The courting phase of dating, or even meeting women to date to begin with, can be another challenge for us queer femmes. Due to heteronormative socialization, I think it’s generally harder for women than it is for men to act upon their desires (if not for anything more than years of muscle memory). We’re used to being courted. Society tells us to wait and attract. So what happens when both of you are women?

Once when a woman and I were in her hot tub on our third date, neither her nor I was initiating anything physical. That she was giving no signs of overt interest (in her body language or demeanor) confused me, because I’d thought that was why she’d invited me over in the first place.

Another example: It took almost five months (after initially meeting) for my college girlfriend and me to begin dating, too — and I probably never would have made a move had it not been for our mutual gay guy friend playing matchmaker.

As Soleil Ho facetiously put it in an article in the San Francisco Chronicle, “lesbian sheep syndrome” is a term that refers to “a common situation where two women are attracted to each other but, due to a combination of overthinking things and, at times, internalized homophobia, neither acts on that attraction.”

Similarly, as HSPs, we have a tendency to get caught up in our minds’ scuffle and clamor. This can lead to a flurry of brain activity when trying to read someone’s intentions, or pick up on their body language and nonverbal cues. (Are they apprehensive because they’re not into you, or because they haven’t been with a woman before and feel awkward?) The ambiguity and uncertainty can amplify distressing emotions and put our overthinking brains into overdrive.

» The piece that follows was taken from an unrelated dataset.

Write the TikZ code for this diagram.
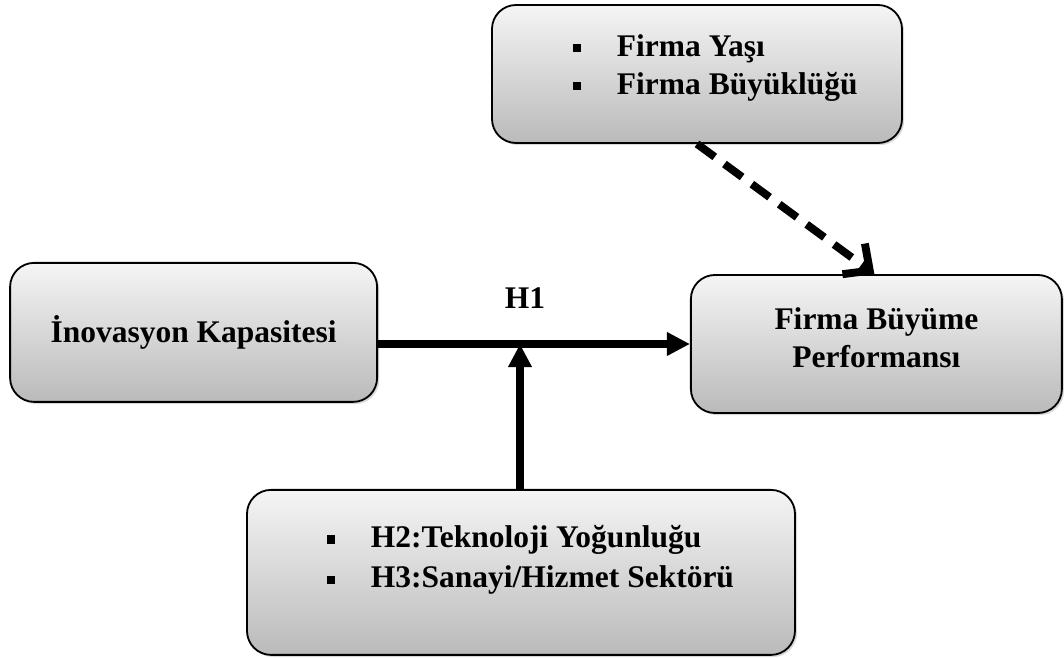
\documentclass[tikz,border=0pt]{standalone}
\usepackage{fontspec}
\setmainfont{Liberation Serif}
\usepackage{tikz}
\usetikzlibrary{calc, arrows.meta, shadows, positioning}

\newcommand{\sqbul}{\makebox[1.1cm][l]{\rule[0.28ex]{5.8pt}{5.8pt}}}

\begin{document}
\begin{tikzpicture}[
    box/.style={draw=black, line width=1.3pt, rounded corners=0.6cm,
        top color=black!4, bottom color=black!27,
        drop shadow={shadow xshift=1.5pt, shadow yshift=-1.5pt, opacity=0.3}},
    lbl/.style={font=\fontsize{22.4}{27}\selectfont\bfseries, align=center},
    mainarrow/.style={line width=6.2pt, -{Triangle[length=0.58cm, width=0.56cm]}},
    ctrlarrow/.style={line width=5.6pt, dash pattern=on 0.55cm off 0.3cm,
        -{Straight Barb[length=0.5cm, width=0.95cm, line width=5.6pt]}}
]
    % 1. Canvas
    \useasboundingbox (0,0) rectangle (26.6,16.45);

    % 2. Boxes
    \node[box, minimum width=10.25cm, minimum height=3.45cm] (ctrl) at (17.425,14.6) {};
    \node[box, minimum width=9.175cm, minimum height=3.475cm] (inov) at (4.84,8.14) {};
    \node[box, minimum width=9.275cm, minimum height=3.45cm] (perf) at (21.91,7.85) {};
    \node[box, minimum width=13.7cm, minimum height=4.125cm] (mod) at (13.025,2.14) {};

    % 3. Texts
    \node[lbl, align=left, anchor=west] (ctrltxt) at (14.2,14.75)
        {\sqbul Firma Yaşı\\ \sqbul Firma Büyüklüğü};
    \node[lbl] (inovtxt) at (inov.center) {İnovasyon Kapasitesi};
    \node[lbl] (perftxt) at ([yshift=0.15cm]perf.center) {Firma Büyüme\\ Performansı};
    \node[lbl, align=left, anchor=west, font=\fontsize{22.4}{28.5}\selectfont\bfseries]
        (modtxt) at (8.05,2.45)
        {\sqbul H2:Teknoloji Yoğunluğu\\ \sqbul H3:Sanayi/Hizmet Sektörü};
    \node[lbl] (h1) at (13.125,9.0) {H1};

    % 4. Arrows
    \coordinate (h1mid) at (13.0,7.85);
    \draw[mainarrow] (perf.west -| inov.east) -- (perf.west);
    \draw[mainarrow] (mod.north -| h1mid) -- (h1mid);
    \draw[ctrlarrow] (ctrl.south) -- ([xshift=-0.05cm]perf.north);
\end{tikzpicture}
\end{document}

If you are LGBTQ+ and also identify as HSP, know that you are not alone. The experience may not be convenient, but there is also so much beauty that comes with it. I believe things will continue to get better with time, as LGBTQ+ acceptance, as well as HSP acceptance, increases at the same time that our collective emotional literacy does with every new generation.

And, later this month, I look forward to celebrating my 12th year of Pride in San Francisco. Wherever you are in the country or world, I wish you all a Happy Pride Celebration, as well.